Mal défendue par le code, la femme, en outre, organise mal sa défense personnelle. Elle mêle petits griefs et grands sévices, injures mortelles et piqûres de vanité, et elle attend, pour « aller au commissaire », d’avoir perdu son sang-froid. Je l’ai vue, je l’ai écoutée avec trouble plus d’une fois. Un jour surtout, je l’ai rencontrée, tragique, jeune encore, son tablier humide de la lessive interrompue, ses manches roulées sur de beaux bras de travailleuse. Elle requérait — vaine requête officieuse — contre son mari, dans un commissariat qui en avait vu bien d’autres…

— Dans ce qu’il est, mon mari n’est pas méchant, Monsieur, mais il faut s’en méfier. Ça fait deux fois qu’il me cache mes grands ciseaux. Histoire de rire, il m’a coupé un tout petit bout du bout de l’oreille, tenez, ici… Vous me direz que c’est trois fois rien… Et il a soufflé de la fumée de cigarette dans le biberon de ma plus petite qui a sept mois. Ce n’est pas des trucs à faire. Quand c’est lui qui promène ma plus grande, qui a deux ans et demi, elle me revient toujours avec quelque chose, la joue écorchée, une coupure soi-disant qu’elle est tombée sur du verre, ou bien elle rend… C’est sûr et certain qu’il faut se méfier de lui… Je ne peux pas être partout, moi… Qu’est-ce que je peux faire ?

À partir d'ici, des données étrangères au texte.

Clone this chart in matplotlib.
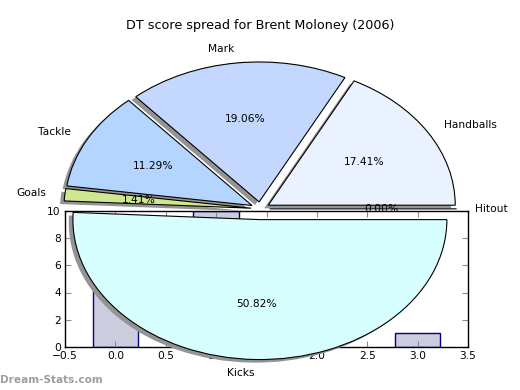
import matplotlib
matplotlib.use('Agg')
import matplotlib.pyplot as plt

# DT points per stat (share of total 425)
labels = ['Hitout', 'Handballs', 'Mark', 'Tackle', 'Goals', 'Kicks']
points = [0, 74, 81, 48, 6, 216]
colors = ['#e0e0e0', '#eaf1ff', '#c4d8ff', '#b3d5ff', '#cfe88f', '#d8ffff']
explode = [0.05, 0.05, 0.05, 0.05, 0.05, 0.077]

# leftover bars sitting under the pie
bar_x = [0, 1, 2, 3]
bar_heights = [6, 10, 3, 1]

title = 'DT score spread for Brent Moloney (2006)'

fig = plt.figure(figsize=(5.2, 3.9), dpi=100)

# bar axes in the bottom half
ax_bar = fig.add_subplot(212)
ax_bar.bar(bar_x, bar_heights, width=0.45, color='#ccccdf', edgecolor='#000080',
           linewidth=1.0)
ax_bar.set_xlim(-0.5, 3.5)
ax_bar.set_ylim(0, 10)
ax_bar.set_xticks([-0.5, 0.0, 0.5, 1.0, 1.5, 2.0, 2.5, 3.0, 3.5])
ax_bar.set_yticks([0, 2, 4, 6, 8, 10])
ax_bar.tick_params(direction='in', top=True, right=True, length=4, width=0.8,
                   color='0.55', labelsize=7.7, pad=3)
for s in ax_bar.spines.values():
    s.set_linewidth(1.0)

# pie drawn over everything, not kept circular
ax_pie = fig.add_axes([0.051, 0.016, 0.899, 0.897])
ax_pie.pie(points, labels=labels, colors=colors, explode=explode,
           autopct='%1.2f%%',
           shadow={'ox': -0.016, 'oy': -0.016, 'facecolor': '0.58',
                   'linewidth': 0, 'alpha': 1.0},
           wedgeprops={'edgecolor': 'black', 'linewidth': 0.8},
           textprops={'fontsize': 7.7})
ax_pie.set_aspect('auto')
ax_pie.set_xlim(-1.25, 1.25)
ax_pie.set_ylim(-1.25, 1.25)

fig.text(0.5, 1 - 25 / 390, title, ha='center', va='center', fontsize=9.2)
fig.text(0.0, 1 - 380 / 390, 'Dream-Stats.com', ha='left', va='center',
         fontsize=7.6, fontweight='bold', color='0.62')

fig.savefig('out.png', dpi=100)
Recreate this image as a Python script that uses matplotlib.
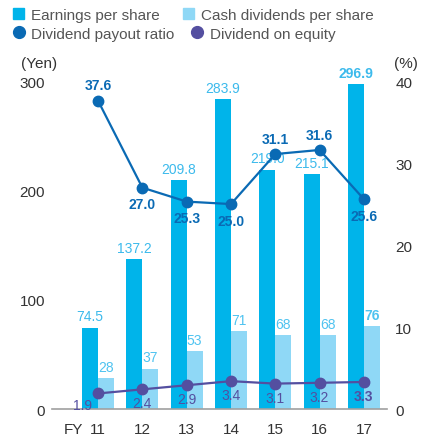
import matplotlib.pyplot as plt
from matplotlib.lines import Line2D
from matplotlib.patches import Patch
import numpy as np

# Данные с графика
years = ["11", "12", "13", "14", "15", "16", "17"]
eps = [74.5, 137.2, 209.8, 283.9, 219.0, 215.1, 296.9]
cash_div = [28, 37, 53, 71, 68, 68, 76]
payout = [37.6, 27.0, 25.3, 25.0, 31.1, 31.6, 25.6]
doe = [1.9, 2.4, 2.9, 3.4, 3.1, 3.2, 3.3]

# Позиции подписей для коэффициента выплат: выше (1) или ниже (-1)
payout_side = [1, -1, -1, -1, 1, 1, -1]

C_EPS = "#00b4ea"
C_CASH = "#8fd8f6"
C_PAYOUT = "#0a6ab4"
C_DOE = "#544fa0"
C_EPS_TXT = "#3cbaec"
C_CASH_TXT = "#4fc3f0"
C_TEXT = "#333333"

plt.rcParams['font.family'] = ['Liberation Sans', 'DejaVu Sans']

fig = plt.figure(figsize=(4.28, 4.39), dpi=100)
ax = fig.add_axes([0.1215, 0.066, 0.7825, 0.747])
ax2 = ax.twinx()

x = np.arange(len(years))
w = 0.36
FS = 10

ax.bar(x - w / 2, eps, width=w, color=C_EPS, zorder=2)
ax.bar(x + w / 2, cash_div, width=w, color=C_CASH, zorder=2)

ax.set_xlim(-1.04, 6.52)
ax.set_ylim(0, 300)
ax2.set_ylim(0, 40)

for i in range(len(years)):
    last = i == len(years) - 1
    ax.annotate(f"{eps[i]:.1f}", (x[i] - w / 2, eps[i]), xytext=(0, 3),
                textcoords="offset points", ha="center", va="bottom",
                color=C_EPS_TXT, fontsize=FS,
                fontweight="bold" if last else "normal", annotation_clip=False)
    ax.annotate(f"{cash_div[i]}", (x[i] + w / 2, cash_div[i]), xytext=(0, 3),
                textcoords="offset points", ha="center", va="bottom",
                color=C_CASH_TXT, fontsize=FS,
                fontweight="bold" if last else "normal", annotation_clip=False)

ax2.plot(x, payout, color=C_PAYOUT, lw=1.6, marker="o", ms=7.5, zorder=4)
ax2.plot(x, doe, color=C_DOE, lw=1.6, marker="o", ms=7.5, zorder=4)

for i in range(len(years)):
    if payout_side[i] > 0:
        off, va = (0, 6), "bottom"
    else:
        off, va = (0, -7), "top"
    ax2.annotate(f"{payout[i]:.1f}", (x[i], payout[i]), xytext=off,
                 textcoords="offset points", ha="center", va=va,
                 color=C_PAYOUT, fontsize=FS, fontweight="bold",
                 annotation_clip=False)
    off = (-11, -3) if i == 0 else (0, -5)
    ax2.annotate(f"{doe[i]:.1f}", (x[i], doe[i]), xytext=off,
                 textcoords="offset points", ha="center", va="top",
                 color=C_DOE, fontsize=FS,
                 fontweight="bold" if i == len(years) - 1 else "normal",
                 annotation_clip=False)

# Оси
for a in (ax, ax2):
    for s in ("top", "left", "right", "bottom"):
        a.spines[s].set_visible(False)
ax.axhline(0, color="#a0a0a0", lw=1.2, zorder=3, clip_on=False)

ax.set_yticks([0, 100, 200, 300])
ax2.set_yticks([0, 10, 20, 30, 40])
ax.set_xticks(x)
ax.set_xticklabels(years)
ax.tick_params(axis="both", length=0, labelsize=11, colors=C_TEXT)
ax.tick_params(axis="y", pad=5)
ax.tick_params(axis="x", pad=9)
ax2.tick_params(axis="y", length=0, labelsize=11, colors=C_TEXT, pad=6)

ax.annotate("FY", (0, 0), xytext=(-18, -9), textcoords="offset points",
            ha="center", va="top", fontsize=11, color=C_TEXT, annotation_clip=False)
fig.text(0.05, 0.838, "(Yen)", fontsize=11, color=C_TEXT, ha="left", va="bottom")
fig.text(0.92, 0.838, "(%)", fontsize=11, color=C_TEXT, ha="left", va="bottom")

# Легенда
h1 = [Patch(color=C_EPS, label="Earnings per share"),
      Patch(color=C_CASH, label="Cash dividends per share")]
h2 = [Line2D([], [], color=C_PAYOUT, marker="o", ls="", ms=8.5, label="Dividend payout ratio"),
      Line2D([], [], color=C_DOE, marker="o", ls="", ms=8.5, label="Dividend on equity")]
leg_kw = dict(ncol=2, frameon=False, fontsize=11, handlelength=0.75, handleheight=0.75,
              handletextpad=0.45, labelcolor="#555555",
              borderaxespad=0, borderpad=0)
fig.legend(handles=h1, loc="upper left", bbox_to_anchor=(0.03, 0.979),
           columnspacing=1.5, **leg_kw)
fig.legend(handles=h2, loc="upper left", bbox_to_anchor=(0.03, 0.937),
           columnspacing=1.1, **leg_kw)

fig.savefig("out.png", dpi=100)
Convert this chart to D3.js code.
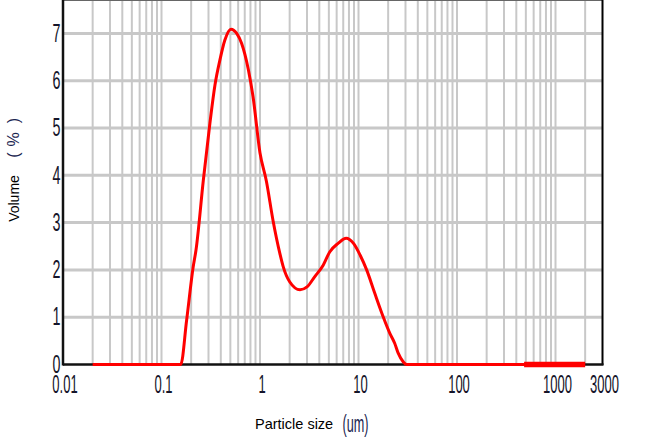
<!DOCTYPE html>
<html><head><meta charset="utf-8">
<script src="https://cdn.jsdelivr.net/npm/d3@7"></script>
<style>body{margin:0;background:#fff} svg{display:block}</style>
</head><body><svg id="c" width="647" height="438"></svg>
<script>
// ---- data ----
const sizes = [0.02, 0.157, 0.180, 0.210, 0.224, 0.266, 0.310, 0.349, 0.392, 0.440, 0.508, 0.58, 0.65, 0.762, 0.85, 1.0, 1.16, 1.36, 1.59, 1.72, 2.0, 2.55, 3.0, 3.6, 4.38, 5.1, 6.2, 7.5, 8.9, 10.4, 12.1, 14.6, 17.8, 20.8, 23.3, 25.3, 28.4, 30.9, 2000];
const volumes = [0, 0, 0.94, 2.07, 2.42, 3.90, 5.10, 5.91, 6.44, 6.86, 7.09, 7.00, 6.79, 6.23, 5.66, 4.47, 3.88, 3.03, 2.35, 2.07, 1.75, 1.58, 1.64, 1.86, 2.10, 2.38, 2.56, 2.67, 2.56, 2.31, 2.00, 1.51, 1.01, 0.66, 0.45, 0.24, 0.06, 0, 0];
const tailSizes = [480, 2000];
const tailVolumes = [0, 0];
const yTickValues = [0, 1, 2, 3, 4, 5, 6, 7];
const xTickValues = [0.01, 0.1, 1, 10, 100, 1000, 3000];
const xTickLabels = ["0.01", "0.1", "1", "10", "100", "1000", "3000"];
const xDomain = [0.01, 3000];
const yDomain = [0, 7.706];

// ---- layout ----
const svg = d3.select("#c");
const L = 63, R = 602.5, T = 0, B = 364.5;
const x = d3.scaleLog().domain(xDomain).range([L, R]);
const y = d3.scaleLinear().domain(yDomain).range([B, T]);
const gridColor = "#c8c8c8";

// vertical grid (log minor ticks)
const vGrid = x.ticks().filter(v => v > xDomain[0] * 1.001 && v < xDomain[1] * 0.999);
svg.append("g").selectAll("line").data(vGrid).join("line")
  .attr("x1", d => x(d)).attr("x2", d => x(d))
  .attr("y1", T).attr("y2", B)
  .attr("stroke", gridColor).attr("stroke-width", 2);

// horizontal grid
svg.append("g").selectAll("line").data(yTickValues.filter(v => v > 0)).join("line")
  .attr("x1", L).attr("x2", R)
  .attr("y1", d => y(d)).attr("y2", d => y(d))
  .attr("stroke", gridColor).attr("stroke-width", 3);

// frame
svg.append("line").attr("x1", L).attr("x2", R).attr("y1", 0.5).attr("y2", 0.5)
  .attr("stroke", "#666").attr("stroke-width", 1);
svg.append("line").attr("x1", R).attr("x2", R).attr("y1", 0).attr("y2", B + 0.5)
  .attr("stroke", "#000").attr("stroke-width", 2);
svg.append("line").attr("x1", L).attr("x2", L).attr("y1", 0).attr("y2", B + 1)
  .attr("stroke", "#111").attr("stroke-width", 2.5);
svg.append("line").attr("x1", L).attr("x2", R + 1).attr("y1", B).attr("y2", B)
  .attr("stroke", "#111").attr("stroke-width", 2.5);

// curve
const line = d3.line().x(d => x(d[0])).y(d => y(d[1])).curve(d3.curveMonotoneX);
svg.append("path").datum(sizes.map((s, i) => [s, volumes[i]]))
  .attr("d", line).attr("fill", "none").attr("stroke", "#ff0000")
  .attr("stroke-width", 3).attr("stroke-linejoin", "round");
svg.append("path").datum(tailSizes.map((s, i) => [s, tailVolumes[i]]))
  .attr("d", d3.line().x(d => x(d[0])).y(d => y(d[1])))
  .attr("fill", "none").attr("stroke", "#ff0000").attr("stroke-width", 5.5);

// tick labels
const tickFont = "'Liberation Sans', Arial, sans-serif";
const textCol = "#15152a";
svg.append("g").selectAll("text").data(yTickValues).join("text")
  .attr("transform", d => `translate(60.5,${y(d) - 1 + 9.3}) scale(0.55,1)`)
  .attr("text-anchor", "end").attr("font-family", tickFont).attr("font-size", 26)
  .attr("fill", textCol).text(d => d);
svg.append("g").selectAll("text").data(xTickValues).join("text")
  .attr("transform", d => `translate(${x(d) + 2},392.5) scale(0.5,1)`)
  .attr("text-anchor", "middle").attr("font-family", tickFont).attr("font-size", 26)
  .attr("fill", textCol).text((d, i) => xTickLabels[i]);

// axis titles
svg.append("text").attr("transform", "translate(18.5,198.5) rotate(-90)")
  .attr("text-anchor", "middle").attr("font-family", tickFont).attr("font-size", 14)
  .attr("fill", "#000").text("Volume");
const pctParts = [["(", 155], ["%", 139.5], [")", 120.5]];
svg.append("g").selectAll("text").data(pctParts).join("text")
  .attr("transform", d => `translate(18.5,${d[1]}) rotate(-90)`)
  .attr("text-anchor", "middle").attr("font-family", tickFont).attr("font-size", 16)
  .attr("fill", "#1a2550").text(d => d[0]);
svg.append("text").attr("x", 255).attr("y", 429)
  .attr("font-family", tickFont).attr("font-size", 14.5)
  .attr("fill", "#000").text("Particle size");
svg.append("text").attr("transform", "translate(342.5,431.5) scale(0.55,1)")
  .attr("font-family", tickFont).attr("font-size", 23)
  .attr("fill", "#1a2550").text("(um)");
</script>
</body></html>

À cause de l’attention somnolente qui accueillait cette vocifératrice, j’aurais voulu intervenir, traduire en langage d’urgence sa requête, signaler l’approche de la folie et du crime, et rassurer cette créature menacée, qui répétait :

— Alors, est-ce que vous savez ce qu’il faut que je fasse ? Mais je ne le savais pas, moi non plus.